実はかなり躊躇したのだ。書き始めるまでに。文章にしてしまった瞬間から、「かもしれない」「もしかしたら」「であって欲しい」という曖昧な希望「一縷の)を自ら否定してしまう気がしたのだ。
その意味から何をどう書いていいものだか、悩んでいたのだ。伝えたいことがたくさんあり、伝えたい人がたくさんいるのだけれど、そして頭の中を整理している時間はどうもなさそうだということがわかった。だとすれば立ち止まっている時間はない。たぶん中途半端な文章だらけになるんだろうけれど、限られた時間で遺れせるものを残すことにする。十分に推敲している時間はたぶんないだろう。意味不明や支離滅裂な文章もあるはずだ。でもそれでも書き残さないよりはマシだと思い直した。
つまりそういうことだ。何がどういうことだ?というツッコミはなし。というか自分自身わかってないから。でも、あまりうまく動かせなくなりつつあるキーを自覚するに至って(ミスタイプが異様に多い)、かっこいい文章とか決めの文句のある文章は諦めた。というか肚を括った。思いのままをそのまま、つるられる限り書き連ねることにした。
所詮なるようにしかならないのだ
今まで病気らしい病気はしたことがない。今も元気だ。食欲もある。毎日アルコールを嗜んでいたしウォーキングだってかなりの距離を走破できる脚力もある。今年の冬のホノルルマラソンに家族で出られたらいいなあ、と漠然と思っていたくらいだ。
記録として書いておくのは、2月くらいからなんとなくいつも「眠い」。ちょっと座っているだけで電車の中とかで熟睡してしまったこともしばしば。それから腰痛。中殿筋のクランプと張り。首の凝り。メガネの側頭部の部分がキツイと思っていたんだけれど側頭部の頭痛。でもそんなものだ。大したことがないと高を括っていたのだ。
そして「たまたま撮影した」CTを見て愕然とした。専門外の僕がみてもこれは普通じゃない事態が起こっていることは判る。そのままD先生のところへ移動してMRIそのほかをやっていただいた。この時点で自分の置かれている状況はある程度理解した。というか非常に冷静に把握した。なんというんだろう、現実感のない冷徹な事実を前に、泣いている場合じゃないって思ったのだ。泣いたり喚いたりするのはたぶんもっと後で、みっともない姿を晒すことになる覚悟もそのとき朧気ながら自覚した。医学は科学なのだ。冷静に温かい目で医学的な事実を伝えてくれた先輩医師のD先生に感謝。

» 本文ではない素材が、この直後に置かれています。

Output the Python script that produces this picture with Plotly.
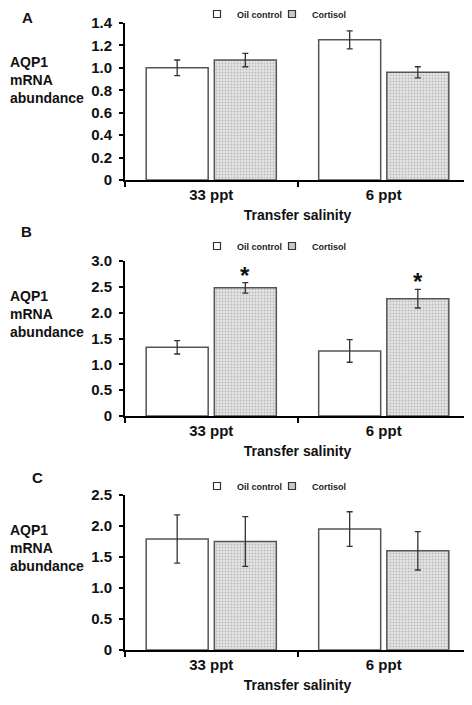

暴風雨のあとの河原に立って、流れる目の前の奔流濁流を呆然と眺めている感じ。医者を30年間やってくれば修羅場はそれなりに経験している。わりと斜に構えてクール、シニカルに見ているところがある。自分のことに関しては。仕方ない、しょうがない、自然のながれ。
病院に帰ってきてから病院での今後のことの相談。仕事上のさまざまなことがある。患者さんのこと。医師会や公的機関などの公的な立場の仕事など。手際よく動いてくれるスタッフに助けられる。
尚子は電話で聞いていたみたいだ。帰宅してから散歩に出ることにした。ゆっつんとかなも参加して夜桜を眺め散歩。全員に泣かれたけれど、今すぐじゃない、まだもう少しは時間がある。
考えなければならないこと、いま伝えたいこと、どうやってこれからの時間を過ごすか。悩んでいる暇はない。